Like Peter, some of them were nervous. "You do not know now what I am doing,” says Jesus, “but later you will understand." This answer does not calm Peter. But Jesus finally convinces the disciples to allow him to wash their feet. Then he tells them to do likewise. Acting as servant to others is to be their calling going forward.

Underlying the action is this imperative: "Love one another.” When I hear those three words proclaimed on Holy Thursday, my memory takes me back to another church. In the late 1960s I was playing guitar in my parish's first folk group, at the 5 p.m. Saturday mass at St. Thomas the Apostle in Rochester, New York. We sang Sister Germaine’s song “Love One Another”:

Bear one another's burdens.
And share each other's joys.
Love one another.
Love one another 
And bring each other home.

It is amazing how a song can resurrect vivid memory of time and place.  In the Roman Catholic Church, the Tridentine mass had given way to the mass of Paul VI and the gradual change from Latin to the vernacular, English in our case. Composers turned to folk music to give songs to young Catholics. Those easy-to-learn songs would help teens and other worshipers sing our way into connecting with the newly reformed liturgy. I ended up becoming a liturgist.

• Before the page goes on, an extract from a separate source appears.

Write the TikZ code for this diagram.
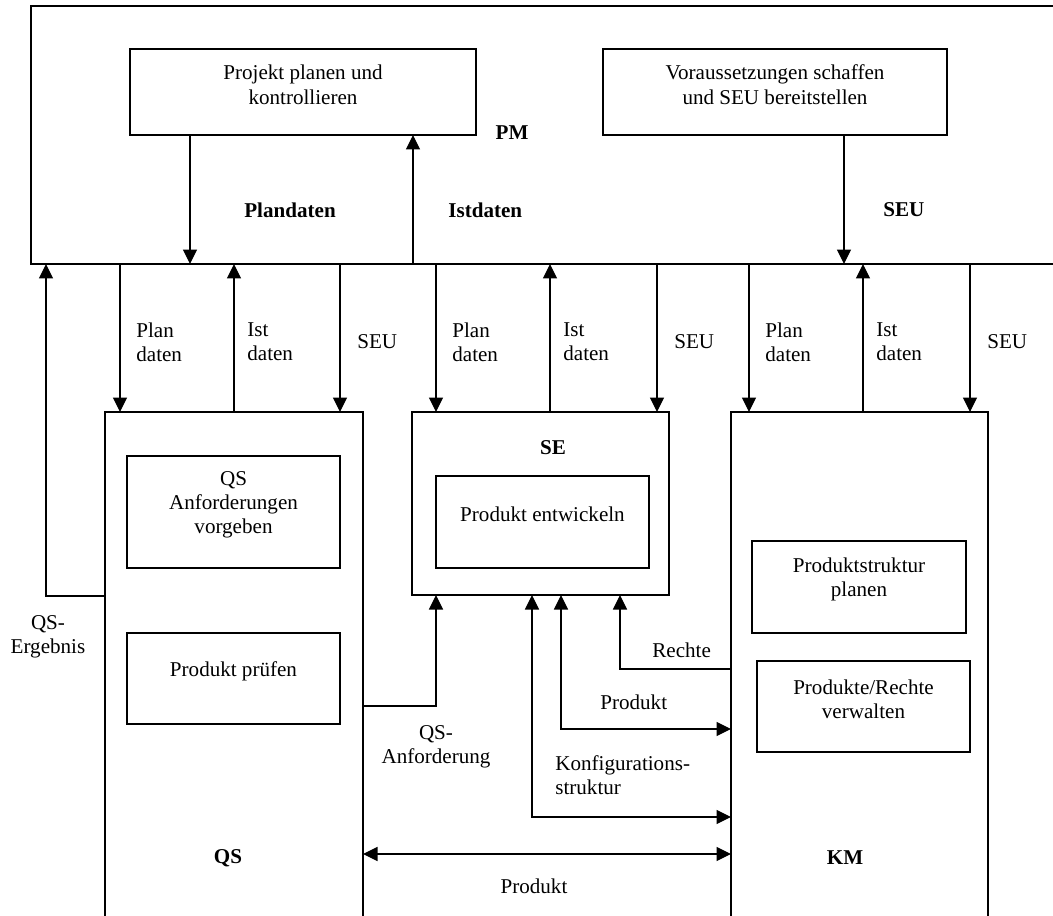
\documentclass[tikz,border=0pt]{standalone}
\usepackage{fontspec}
\setmainfont{Liberation Serif}
\usetikzlibrary{arrows.meta,fit}

\begin{document}
\begin{tikzpicture}[x=0.02cm, y=-0.02cm,
    font=\fontsize{12}{13.8}\selectfont,
    >={Triangle[length=2.9mm,width=2.8mm]},
    box/.style={draw, line width=0.6pt, inner sep=0pt, outer sep=0pt, align=center},
    lbl/.style={inner sep=0pt, align=left, anchor=west},
    head/.style={inner sep=0pt, font=\fontsize{12}{13.8}\selectfont\bfseries},
    flow/.style={line width=0.7pt}]
    \useasboundingbox (0,0) rectangle (1053,915);
    \clip (0,0) rectangle (1053,915);
    % main areas
    \node[box, fit={(31,6) (1080,264)}] (pm) {};
    \node[box, fit={(105,412) (363,940)}] (qs) {};
    \node[box, fit={(412,412) (669,595)}] (se) {};
    \node[box, fit={(731,412) (988,940)}] (km) {};
    \node[head] at (512,133) {PM};
    \node[head] at (228,858) {QS};
    \node[head] at (553,448) {SE};
    \node[head] at (845,858) {KM};
    % activities
    \node[box, fit={(130,49) (476,135)}] (pk) {Projekt planen und\\kontrollieren};
    \node[box, fit={(603,49) (947,135)}] (vs) {Voraussetzungen schaffen\\und SEU bereitstellen};
    \node[box, fit={(127,456) (340,568)}] (qsreq) {QS\\Anforderungen\\vorgeben};
    \node[box, fit={(127,633) (340,724)}] (qstest) {Produkt pr\"ufen};
    \node[box, fit={(436,476) (649,568)}] (sedev) {Produkt entwickeln};
    \node[box, fit={(752,541) (966,633)}] (kmplan) {Produktstruktur\\planen};
    \node[box, fit={(757,661) (970,752)}] (kmman) {Produkte/Rechte\\verwalten};
    % inside PM
    \coordinate (pd) at (190,0);
    \coordinate (id) at (413,0);
    \coordinate (sd) at (844,0);
    \draw[flow,->] (pk.south -| pd) -- (pm.south -| pd);
    \draw[flow,->] (pm.south -| id) -- (pk.south -| id);
    \draw[flow,->] (vs.south -| sd) -- (pm.south -| sd);
    \node[head, anchor=west] at (244,210) {Plandaten};
    \node[head, anchor=west] at (448,210) {Istdaten};
    \node[head, anchor=west] at (883,210) {SEU};
    % PM to QS, SE, KM
    \foreach \b/\p/\i/\s in {qs/120/234/340, se/436/550/657, km/749/863/970} {
      \coordinate (cp) at (\p,0);
      \coordinate (ci) at (\i,0);
      \coordinate (cs) at (\s,0);
      \draw[flow,->] (pm.south -| cp) -- (\b.north -| cp);
      \draw[flow,->] (\b.north -| ci) -- (pm.south -| ci);
      \draw[flow,->] (pm.south -| cs) -- (\b.north -| cs);
      \node[lbl] at (\p+16,342) {Plan\\daten};
      \node[lbl] at (\i+13,342) {Ist\\daten};
      \node[lbl] at (\s+17,342) {SEU};
    }
    % between the areas
    \coordinate (qe) at (46,596);
    \coordinate (qa) at (436,706);
    \coordinate (ks) at (532,817);
    \coordinate (pr) at (561,729);
    \coordinate (re) at (620,669);
    \coordinate (pb) at (0,854);
    \draw[flow,->] (qs.west |- qe) -- (qe) -- (pm.south -| qe);
    \draw[flow,->] (qs.east |- qa) -- (qa) -- (se.south -| qa);
    \draw[flow,<->] (se.south -| ks) -- (ks) -- (km.west |- ks);
    \draw[flow,<->] (se.south -| pr) -- (pr) -- (km.west |- pr);
    \draw[flow,->] (km.west |- re) -- (re) -- (se.south -| re);
    \draw[flow,<->] (qs.east |- pb) -- (km.west |- pb);
    \node[inner sep=0pt, align=center] at (48,637) {QS-\\Ergebnis};
    \node[inner sep=0pt, align=center] at (436,747) {QS-\\Anforderung};
    \node[lbl] at (555,775) {Konfigurations-\\struktur};
    \node[lbl] at (600,702) {Produkt};
    \node[lbl] at (652,650) {Rechte};
    \node[inner sep=0pt] at (534,886) {Produkt};
\end{tikzpicture}
\end{document}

In Roman Catholic and some other churches, there is a ritual at the end of the Holy Thursday liturgy that involves a procession. In my New Jersey parish, the presider carried a covered chalice or pyx containing consecrated hosts from the main church into a chapel, a space set aside for continued prayer and meditation. As we sang the ancient hymn "Sing, My Tongue, the Savior's Glory," the priest and acolytes processed throughout the church. Again, just the thought of that ritual moment and its ritual song makes that experience rise up in my memory. I am transported back into that packed church, where there was hardly enough room for the procession to get by.

This Holy Week, I give special thanks for all the lyricists and composers, the choirs and choir directors, and the cantors and psalmists who have enriched our liturgies. They put scripture on our lips and, thereby, embedded it in our hearts. Because of them, this holy day and every day, we can perhaps more often walk in the way of the Lord, refreshed.